Short task:
Leave out the pictures, then output the lines of the records below from the first through the one containing "import matplotlib.pyplot as plt".
===== Records supplied
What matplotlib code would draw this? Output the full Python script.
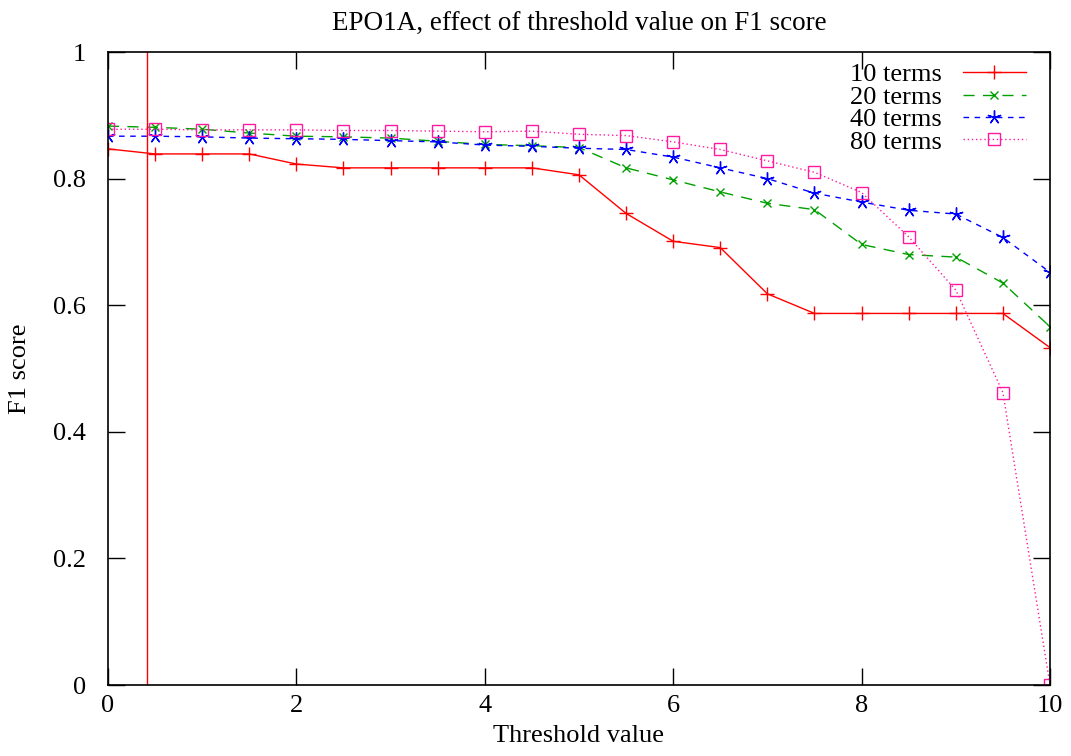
import matplotlib
matplotlib.use("Agg")
import matplotlib.pyplot as plt

thresholds = [0, 0.5, 1, 1.5, 2, 2.5, 3, 3.5, 4, 4.5, 5, 5.5, 6, 6.5, 7, 7.5, 8, 8.5, 9, 9.5, 10]
f1_10 = [0.847, 0.839, 0.839, 0.839, 0.823, 0.817, 0.817, 0.817, 0.817, 0.817, 0.806, 0.745, 0.701, 0.691, 0.618, 0.587, 0.587, 0.587, 0.587, 0.587, 0.533]
f1_20 = [0.883, 0.881, 0.878, 0.872, 0.867, 0.866, 0.864, 0.859, 0.854, 0.852, 0.849, 0.817, 0.798, 0.779, 0.761, 0.751, 0.696, 0.680, 0.676, 0.635, 0.566]
f1_40 = [0.867, 0.867, 0.866, 0.864, 0.863, 0.862, 0.860, 0.858, 0.853, 0.851, 0.848, 0.846, 0.834, 0.817, 0.800, 0.777, 0.763, 0.750, 0.744, 0.707, 0.652]
f1_80 = [0.878, 0.878, 0.877, 0.877, 0.877, 0.876, 0.876, 0.875, 0.874, 0.875, 0.870, 0.868, 0.858, 0.846, 0.828, 0.810, 0.778, 0.708, 0.624, 0.462, 0.0]
series_labels = ["10 terms", "20 terms", "40 terms", "80 terms"]
vline_x = 0.414

plt.rcParams['font.family'] = ['Liberation Serif', 'DejaVu Serif']

fig = plt.figure(figsize=(10.71, 7.56), dpi=100)
ax = fig.add_axes([0.1008, 0.0939, 0.8796, 0.8373])

ax.plot(thresholds, f1_10, color='#ff0000', lw=1.0, ls='-', marker='+', ms=10, mew=1.0, label=series_labels[0])
ax.plot(thresholds, f1_20, color='#00a000', lw=1.0, ls=(0, (8, 6)), marker='x', ms=6, mew=1.0, label=series_labels[1])
ax.plot(thresholds, f1_40, color='#0000ff', lw=1.0, ls=(0, (4, 4)), marker=(5, 2, 0), ms=10, mew=1.0, label=series_labels[2])
ax.plot(thresholds, f1_80, color='#ff1aa0', lw=1.0, ls=(0, (1, 2)), marker='s', ms=8, mew=1.0, mfc='none', label=series_labels[3])
ax.axvline(vline_x, color='#ff0000', lw=1.0)

ax.set_xlim(0, 10)
ax.set_ylim(0, 1)
ax.set_xticks([0, 2, 4, 6, 8, 10])
ax.set_yticks([0, 0.2, 0.4, 0.6, 0.8, 1.0])
ax.set_yticklabels(["0", "0.2", "0.4", "0.6", "0.8", "1"])
ax.tick_params(direction='in', length=12, width=1.0, top=True, right=True, labelsize=19)
ax.tick_params(axis='y', pad=16)
ax.tick_params(axis='x', pad=7)
for s in ax.spines.values():
    s.set_linewidth(1.2)

ax.set_title("EPO1A, effect of threshold value on F1 score", fontsize=19.5, pad=16)
ax.set_xlabel("Threshold value", fontsize=19, labelpad=6)
ax.set_ylabel("F1 score", fontsize=19, labelpad=16)

leg = ax.legend(loc='upper right', bbox_to_anchor=(0.997, 1.016), frameon=False,
                markerfirst=False, fontsize=19,
                handlelength=2.4, handletextpad=0.8, labelspacing=-0.04,
                borderaxespad=0.5, borderpad=0.3)

fig.savefig("out.png", dpi=100)
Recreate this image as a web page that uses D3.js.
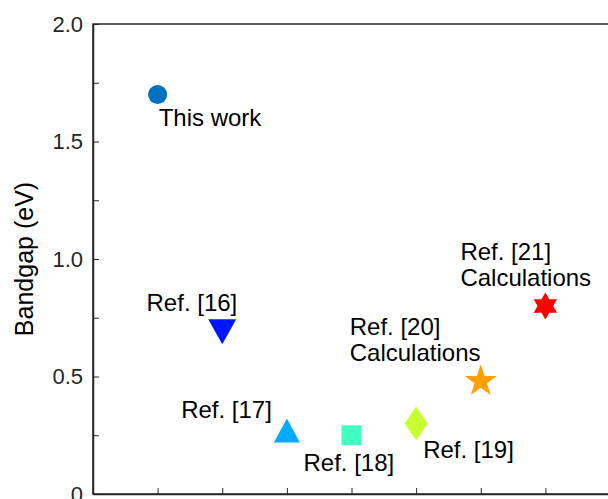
<!DOCTYPE html>
<html>
<head>
<meta charset="utf-8">
<script src="https://cdn.jsdelivr.net/npm/d3@7"></script>
<style>
  html, body { margin: 0; padding: 0; background: #fff; }
  svg { display: block; }
  text { font-family: "Liberation Sans", Arial, Helvetica, sans-serif; }
</style>
</head>
<body>
<div id="chart"></div>
<script>
// data
const xPos = [1, 2, 3, 4, 5, 6, 7];
const bandgap = [1.70, 0.69, 0.27, 0.25, 0.30, 0.48, 0.80];
const labels = [
  ["This work"],
  ["Ref. [16]"],
  ["Ref. [17]"],
  ["Ref. [18]"],
  ["Ref. [19]"],
  ["Ref. [20]", "Calculations"],
  ["Ref. [21]", "Calculations"]
];
const yTicks = [0, 0.25, 0.5, 0.75, 1.0, 1.25, 1.5, 1.75, 2.0];
const yTickLabels = { 0: "0", 0.5: "0.5", 1: "1.0", 1.5: "1.5", 2: "2.0" };
const xTicks = [1, 2, 3, 4, 5, 6, 7];

// look of each point
const markers = ["circle", "tri-down", "tri-up", "square", "diamond", "pentagram", "hexagram"];
const colors = ["#0070c0", "#0015ff", "#00aaff", "#40ffc0", "#c8ff30", "#ffa000", "#ff0000"];
// label placement in px from the marker
const labelLayout = [
  {dx: 1, dy: 31, anchor: "start"},
  {dx: 15, dy: -21, anchor: "end"},
  {dx: -15, dy: -13, anchor: "end"},
  {dx: -48, dy: 36, anchor: "start"},
  {dx: 7, dy: 34, anchor: "start"},
  {dx: -131, dy: -46, anchor: "start"},
  {dx: -85, dy: -46, anchor: "start"}
];

const W = 608, H = 499;
const svg = d3.select("#chart").append("svg")
    .attr("width", W)
    .attr("height", H);

const x = d3.scaleLinear().domain([0, 8]).range([93, 610]);
const y = d3.scaleLinear().domain([0, 2]).range([494, 24]);

const axisColor = "#262626";

function starPath(n, R, r) {
  let pts = [];
  for (let i = 0; i < 2 * n; i++) {
    const a = -Math.PI / 2 + i * Math.PI / n;
    const rad = i % 2 === 0 ? R : r;
    pts.push([rad * Math.cos(a), rad * Math.sin(a)]);
  }
  return "M" + pts.map(p => p.join(",")).join("L") + "Z";
}

function markerPath(type) {
  switch (type) {
    case "circle": return d3.symbol(d3.symbolCircle, Math.PI * 9.5 * 9.5)();
    case "tri-down": return "M-14,-12.5L14,-12.5L0,12.5Z";
    case "tri-up": return "M0,-12L13,12L-13,12Z";
    case "square": return "M-10,-10H10V10H-10Z";
    case "diamond": return "M0,-17L11.5,0L0,17L-11.5,0Z";
    case "pentagram": return starPath(5, 17, 6.5);
    case "hexagram": return starPath(6, 13.5, 7.8);
  }
}

// frame
svg.append("rect")
    .attr("x", x(0))
    .attr("y", y(2))
    .attr("width", x(8) - x(0))
    .attr("height", y(0) - y(2))
    .attr("fill", "none")
    .attr("stroke", axisColor)
    .attr("stroke-width", 1.5);

// y axis
const yAxis = svg.append("g")
    .attr("transform", `translate(${x(0)},0)`)
    .call(d3.axisLeft(y)
        .tickValues(yTicks)
        .tickSizeInner(-6)
        .tickSizeOuter(0)
        .tickPadding(10)
        .tickFormat(d => yTickLabels[d] || ""));
yAxis.select(".domain").attr("stroke", axisColor).attr("stroke-width", 1.5);
yAxis.selectAll(".tick line").attr("stroke", axisColor);
yAxis.selectAll(".tick text")
    .attr("fill", "#262626")
    .style("font-size", "22px")
    .style("font-family", "'Liberation Sans', Arial, sans-serif");

// x axis (labels fall below the visible area)
const xAxis = svg.append("g")
    .attr("transform", `translate(0,${y(0)})`)
    .call(d3.axisBottom(x)
        .tickValues(xTicks)
        .tickSizeInner(-6)
        .tickSizeOuter(0)
        .tickFormat(""));
xAxis.select(".domain").attr("stroke", axisColor).attr("stroke-width", 1.5);
xAxis.selectAll(".tick line").attr("stroke", axisColor);

// y title
svg.append("text")
    .attr("transform", `translate(33,${(y(0) + y(2)) / 2}) rotate(-90)`)
    .attr("text-anchor", "middle")
    .attr("fill", "#000")
    .style("font-size", "25px")
    .text("Bandgap (eV)");

const pts = xPos.map((d, i) => ({x: d, y: bandgap[i], i}));

svg.selectAll(".pt")
    .data(pts)
    .enter()
    .append("path")
    .attr("class", "pt")
    .attr("transform", d => `translate(${x(d.x)},${y(d.y)})`)
    .attr("d", d => markerPath(markers[d.i]))
    .attr("fill", d => colors[d.i]);

const lab = svg.selectAll(".lab")
    .data(pts)
    .enter()
    .append("text")
    .attr("class", "lab")
    .attr("x", d => x(d.x) + labelLayout[d.i].dx)
    .attr("y", d => y(d.y) + labelLayout[d.i].dy)
    .attr("text-anchor", d => labelLayout[d.i].anchor)
    .attr("fill", "#000")
    .style("font-size", "24px");

lab.selectAll("tspan")
    .data(d => labels[d.i].map(t => ({t, d})))
    .enter()
    .append("tspan")
    .attr("x", o => x(o.d.x) + labelLayout[o.d.i].dx)
    .attr("dy", (o, k) => k === 0 ? 0 : 26)
    .text(o => o.t);
</script>
</body>
</html>
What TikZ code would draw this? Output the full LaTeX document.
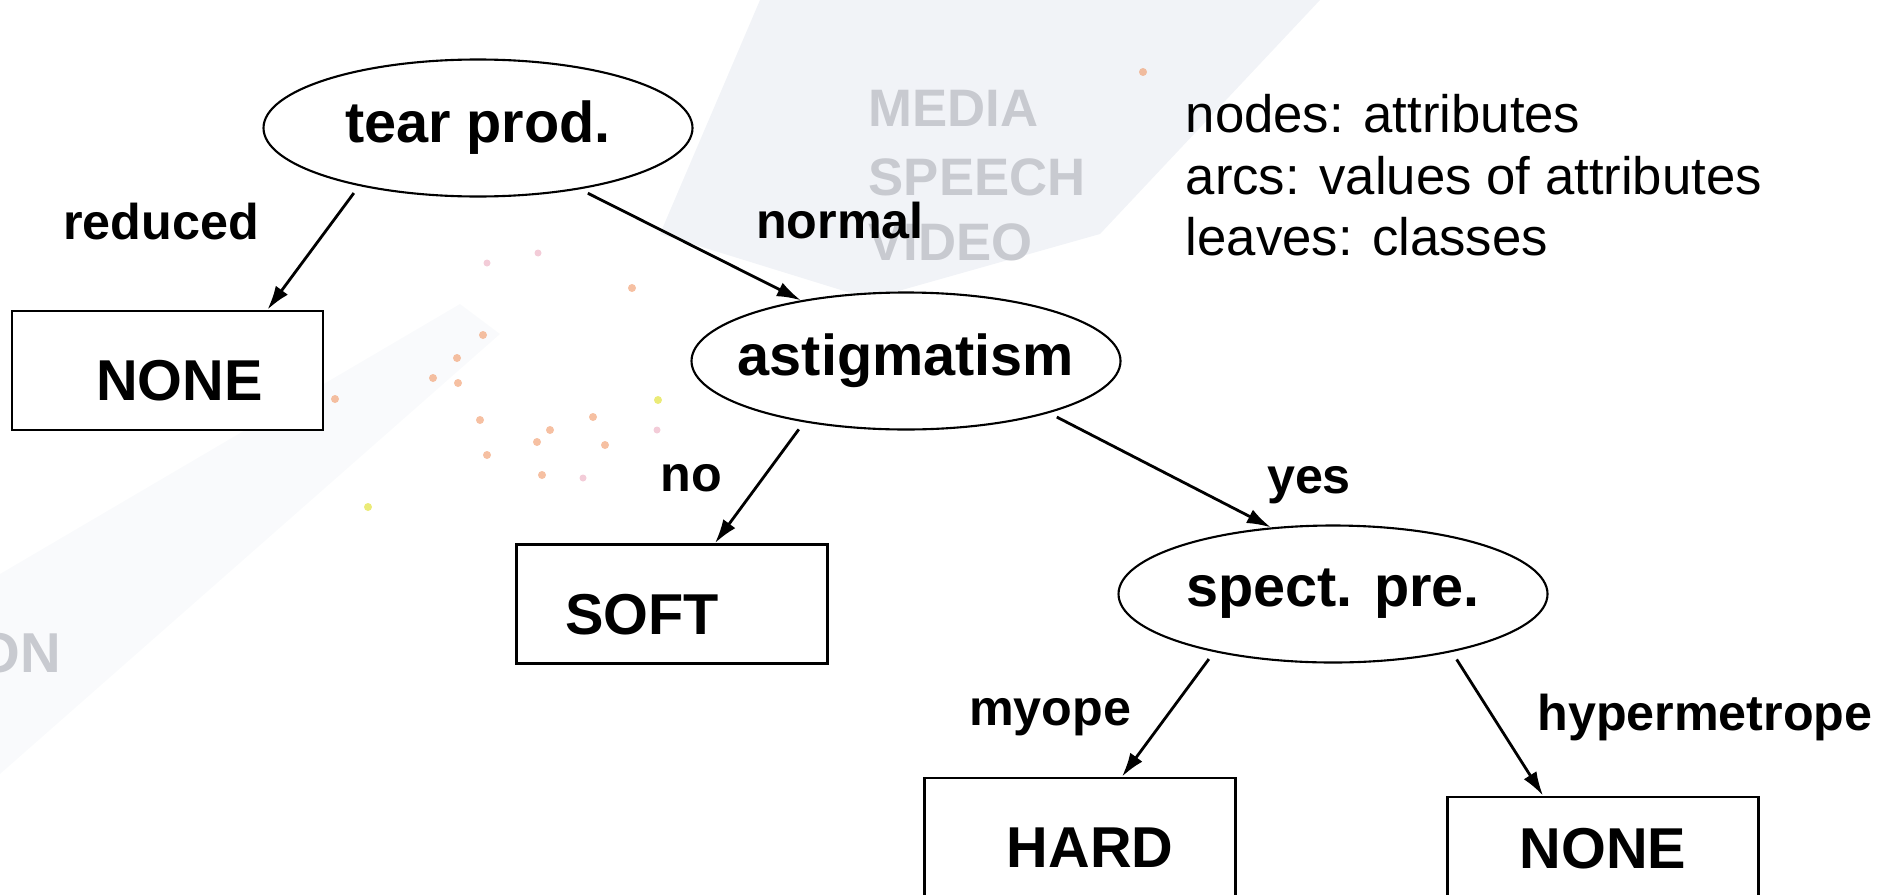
==========
Answer to this exercise:
What matplotlib code would draw this? Output the full Python script.
import matplotlib
matplotlib.use("Agg")
import matplotlib.pyplot as plt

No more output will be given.